In the Center for Disease Control & Prevention (CDC) fact sheet below, we aim to answer all of your questions about leptospirosis and how it can affect your dog’s life.
The first thing to remember about leptospirosis is that it’s not a discriminating disease. It can affect all animals, and even humans, in the right circumstances. In recent years, leptospirosis has seen an uptick in cases. Whereas before, it was a fairly rare diagnosis for most animals, more and more vets have been uncovering leptospirosis cases recently. Below, you can find a comprehensive guide on how leptospirosis manifests, and how you can protect yourself and your pets.
How does infection occur?
Leptospirosis is caused by a certain type of bacteria, which can be found in the urine of an infected animal. You or your pets can either become infected through direct contact or indirect exposure. Since the bacteria can survive for weeks at a time in soil or water, it’s not that difficult to get exposed. Direct contact with open (cut) skin or mucous membranes (eyes, nose, mouth) can also lead to infection.
If your dog is infected, it’s most likely he either came into direct contact with infected wildlife (e.g. raccoons, opossums, deer, skunks, squirrels, etc.) or swam or drank infected water. Infected animals continue to excrete the bacteria into the environment for years after infection.
Signs of leptospirosis
What makes leptospirosis difficult to spot and diagnose is that it’s a volatile disease. Sometimes, you might not see any symptoms on an infected animal, while other times, the symptoms can vary wildly and be inconclusive.
Common symptoms reported in dogs include:
- Abdominal pain;
- Refusing to eat;
- Serious muscle pain;
- Weakness and depression;
- Inability to have pups.
If your pet is exhibiting any of the above symptoms, it would be wise to contact your vet immediately, to ensure a quick and accurate diagnosis. Keep in mind that leptospirosis generally affects younger animals worse than older ones.
Treatment of leptospirosis
Of course, once the leptospirosis diagnosis has been made, it will be up to your doctor to determine the right course of action. You may also need to be tested, depending on the nature of contact with your dog. While transmission from pet to owner is rare, it’s not unheard of. Common activities that put you at risk include:
- Direct contact with the urine or feces of the infected pet (as well as with blood or tissue);
- Assisting the birthing process of an infected animal.
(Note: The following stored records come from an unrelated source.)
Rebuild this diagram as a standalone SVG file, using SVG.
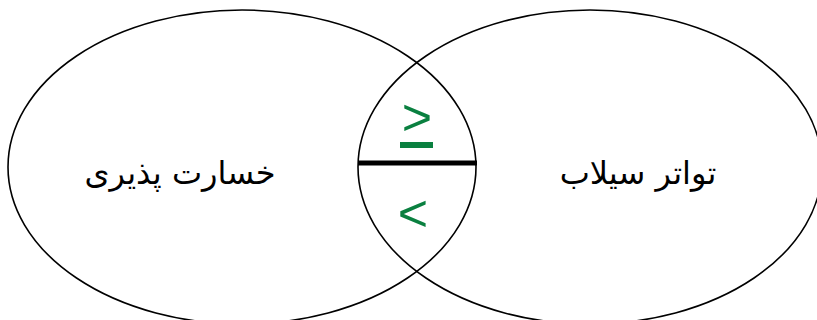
<svg xmlns="http://www.w3.org/2000/svg" width="817" height="320" viewBox="0 0 817 320">
<style>
.ring{fill:none;stroke:#000;stroke-width:1.6}
.lbl{font-family:"DejaVu Sans","Noto Sans",sans-serif;font-size:32px;fill:#000;text-anchor:middle}
.sym{font-family:"Liberation Sans",Arial,sans-serif;font-size:52px;fill:#0a8040;text-anchor:middle}
</style>
<rect width="817" height="320" fill="#fff"/>
<g id="node-vulnerability">
<ellipse class="ring" cx="242" cy="167" rx="234" ry="157"/>
<text class="lbl" x="180" y="184" direction="rtl">خسارت پذیری</text>
</g>
<g id="node-flood-frequency">
<ellipse class="ring" cx="590" cy="167" rx="232" ry="157"/>
<text class="lbl" x="638" y="184" direction="rtl">تواتر سیلاب</text>
</g>
<g id="connectors">
<line x1="358" y1="163" x2="477" y2="163" stroke="#000" stroke-width="5"/>
</g>
<g id="node-symbols">
<text class="sym" x="417" y="135">&gt;</text>
<rect x="400" y="142" width="33" height="6" fill="#0a8040"/>
<text class="sym" x="413" y="231">&lt;</text>
</g>
</svg>
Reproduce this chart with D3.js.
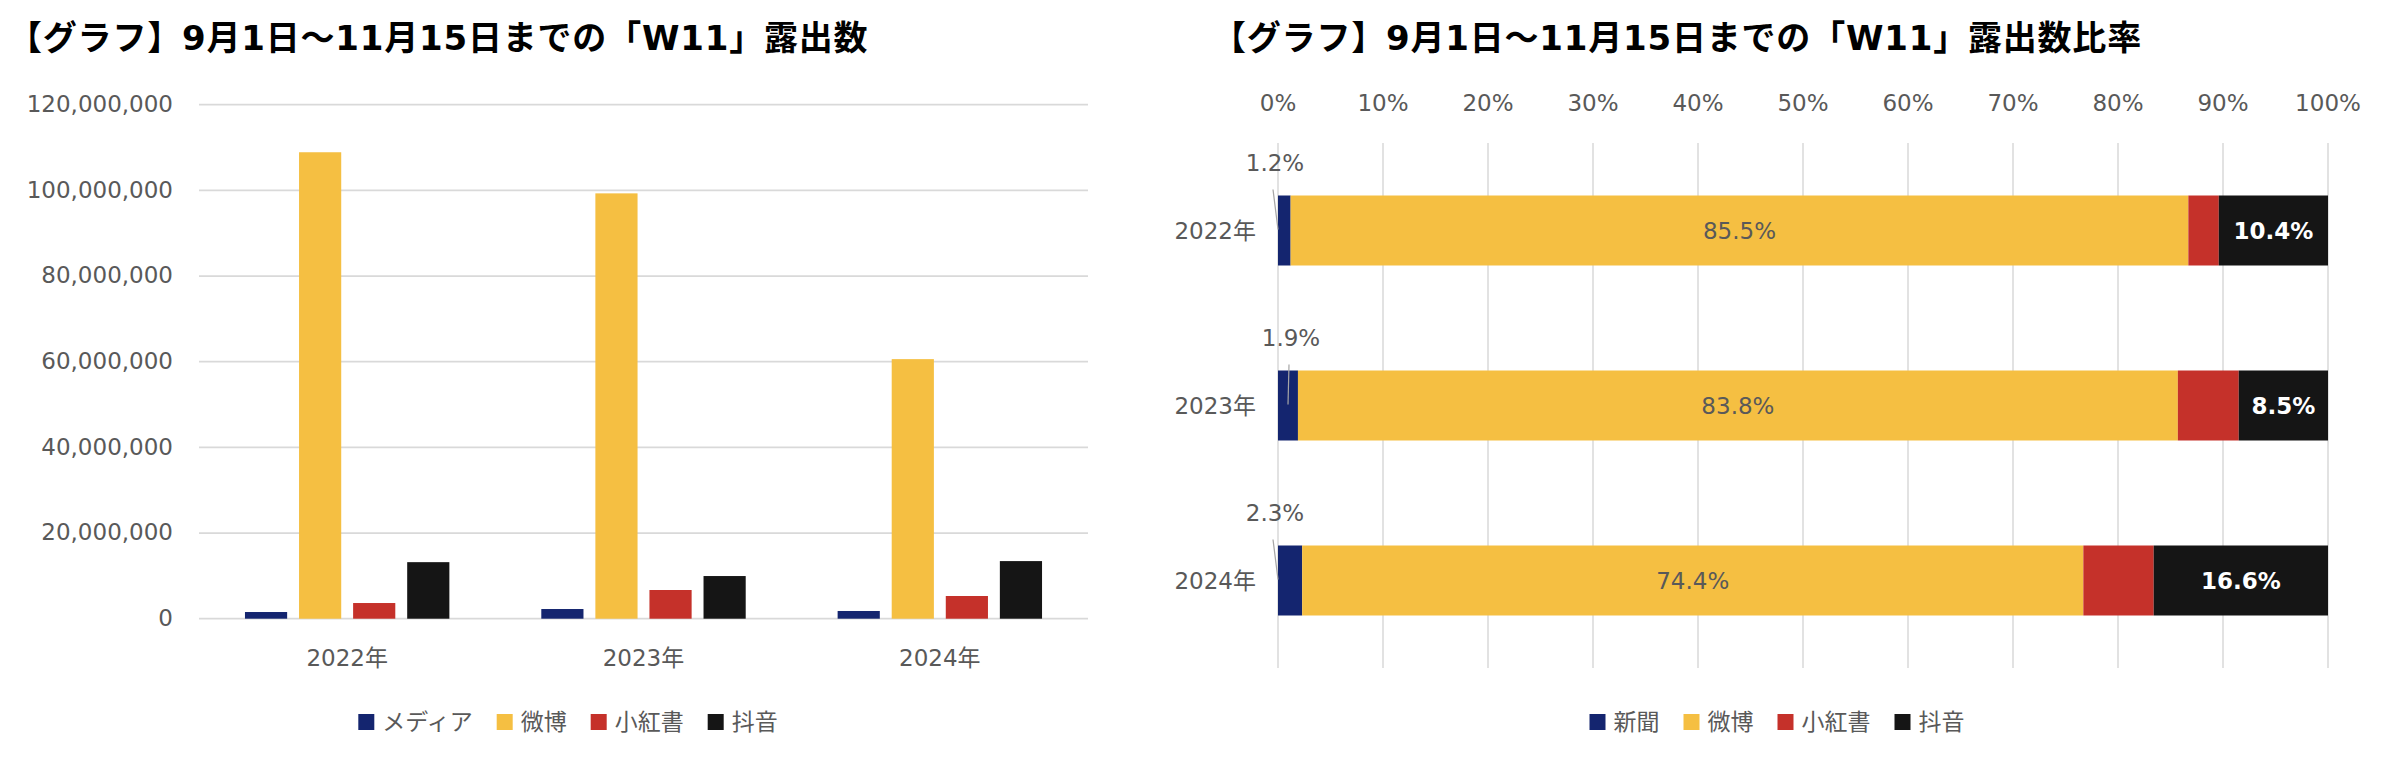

Inform your vet if you have engaged in any of the above activities that may have put you at risk of infection with leptospirosis. Of course, you will also want to contact a doctor if you experience any of the above symptoms yourself. Keep an eye on yourself, and look for any symptoms of discomfort within the next three weeks after exposure to the disease. Contact your physician immediately, if any occur.
In both animals and human beings, leptospirosis is treated with antibiotics. As with many diseases, the sooner you treat leptospirosis, the easier it is to reverse. Generally, if we begin a course of antibiotics early, the animal will recover quickly, without major damage to the organs.
However, if the disease isn’t caught early, more serious treatment courses, such as dialysis or hydration therapy, may be needed.
Keep in mind that some time will pass between exposure itself, and the appearance of the first symptoms. Usually, between 5 and 14 days will pass between exposure and the presence of infection, while in rare cases, the wait time can range from a couple of days all the way to 30.
There are a number of things you can do to prevent infection in your pets. Since infection often occurs after exposure to wildlife (particularly rodents), it may be prudent to implement active wildlife control and prevention measures.
Getting your pet vaccinated against leptospirosis can also provide some protection, though not 100%, due to the many strains and variants of the disease. Even if your pet becomes infected, it’s important to inoculate them again, since the infection will only protect against that specific strain.
As for yourself, keep in mind that leptospires (the bacteria causing leptospirosis) can be present in your dog’s urine/feces for months, and even years, after infection. So avoid direct contact with your dog’s feces, urine, blood, or tissue, in case of a positive diagnosis.
If coming into contact with such materials, make sure you wear protective gear, such as gloves. Use antibacterial substances to clean surfaces that may have come into contact with the infected animal, and always wash your hands after handling your pet.
And of course, follow the treatment course laid out by your vet, and do take the infected dog for a check-up.